Zwei Meldungen vom Tage. ddp meldet um 10:14, die SPD werde am 23. August zum Andenken an Johannes Rau eine Feier in Wuppertal abhalten. Eingeladen seien Kurt Beck, Frank Walter Steinmeier und sogar Jürgen Rüttgers. Nicht erwähnt als Gäste werden Raus Amtsnachfolger als Ministerpräsidenten Peer Steinbrück und Wolfgang Clement. Aber für WC hat dpa dann um 10:54 die passende Meldung: (Eil) Clement soll SPD verlassen – Schiedskommission für Ausschluss. Fullstop.

Eilig: Clement soll rausfliegen

Wie das ZDF Heute Journal gerade berichtet, plädiert die Schiedskommission der SPD-Landespartei dafür, Wolfgang Clement aus der SPD auszuschließen.

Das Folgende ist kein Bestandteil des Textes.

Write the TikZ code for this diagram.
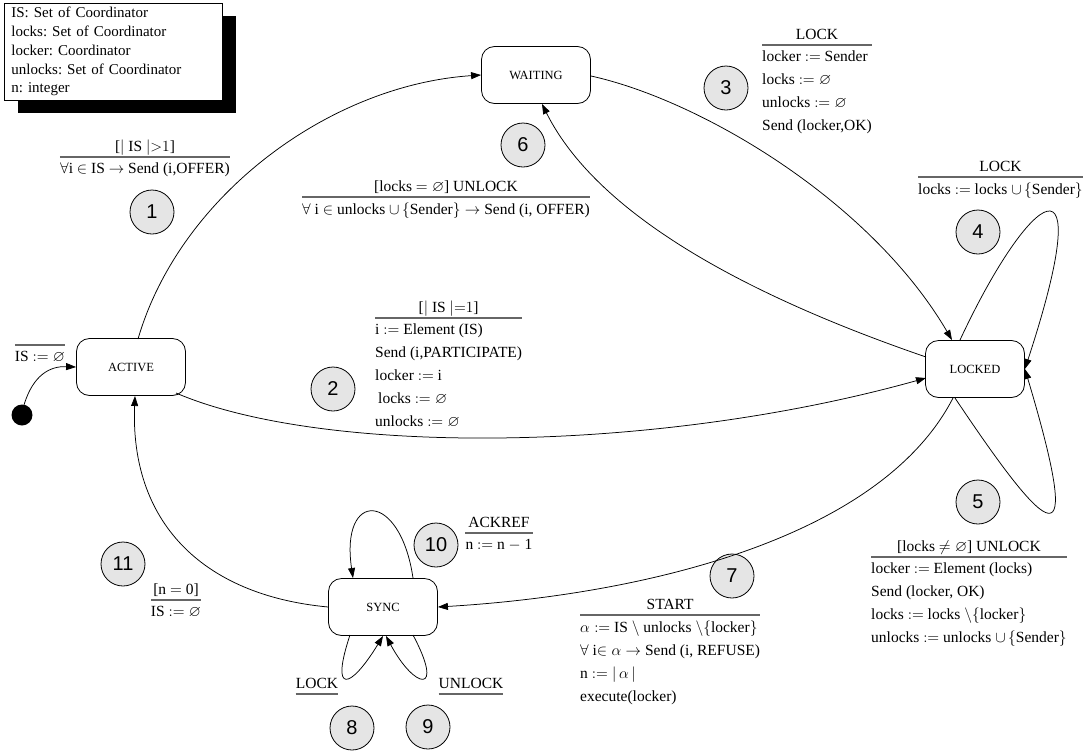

Das Blog der NRW-Sozialdemokraten bestätigt die Berichterstattung des Zweiten. klack Mehr soll morgen bekannt gegeben werden.

Der ehemalige NRW-Ministerpräsident und Bundesminister hatte das Verfahren der Landesschiedskommission selbst angestrengt. Die Düsseldorfer Kommission tagte über die Causa Clement – allerdings nur parteiöffentlich – am 12. Juli. Zuvor hatte eine Kommission des Unterbezirks Bochum entschieden, Clement eine Rüge wegen parteischädlichen Verhaltens auszusprechen. Der Ex-Superminister hatte die Entscheidung nicht akzeptiert.

Während des hessischen Landstagswahlkampf hatte Clement in einer Zeitungskolumne gegen die Energiepolitik seiner hessischen Parteifreunde gewettert und von einer Wahl der Hessen-SPD abgeraten. Es ist  – trotz des überraschenden Votums aus der Landeshauptstadt – davon auszugehen, dass der Ex-MP nun die Bundesschiedskommission anrufen wird.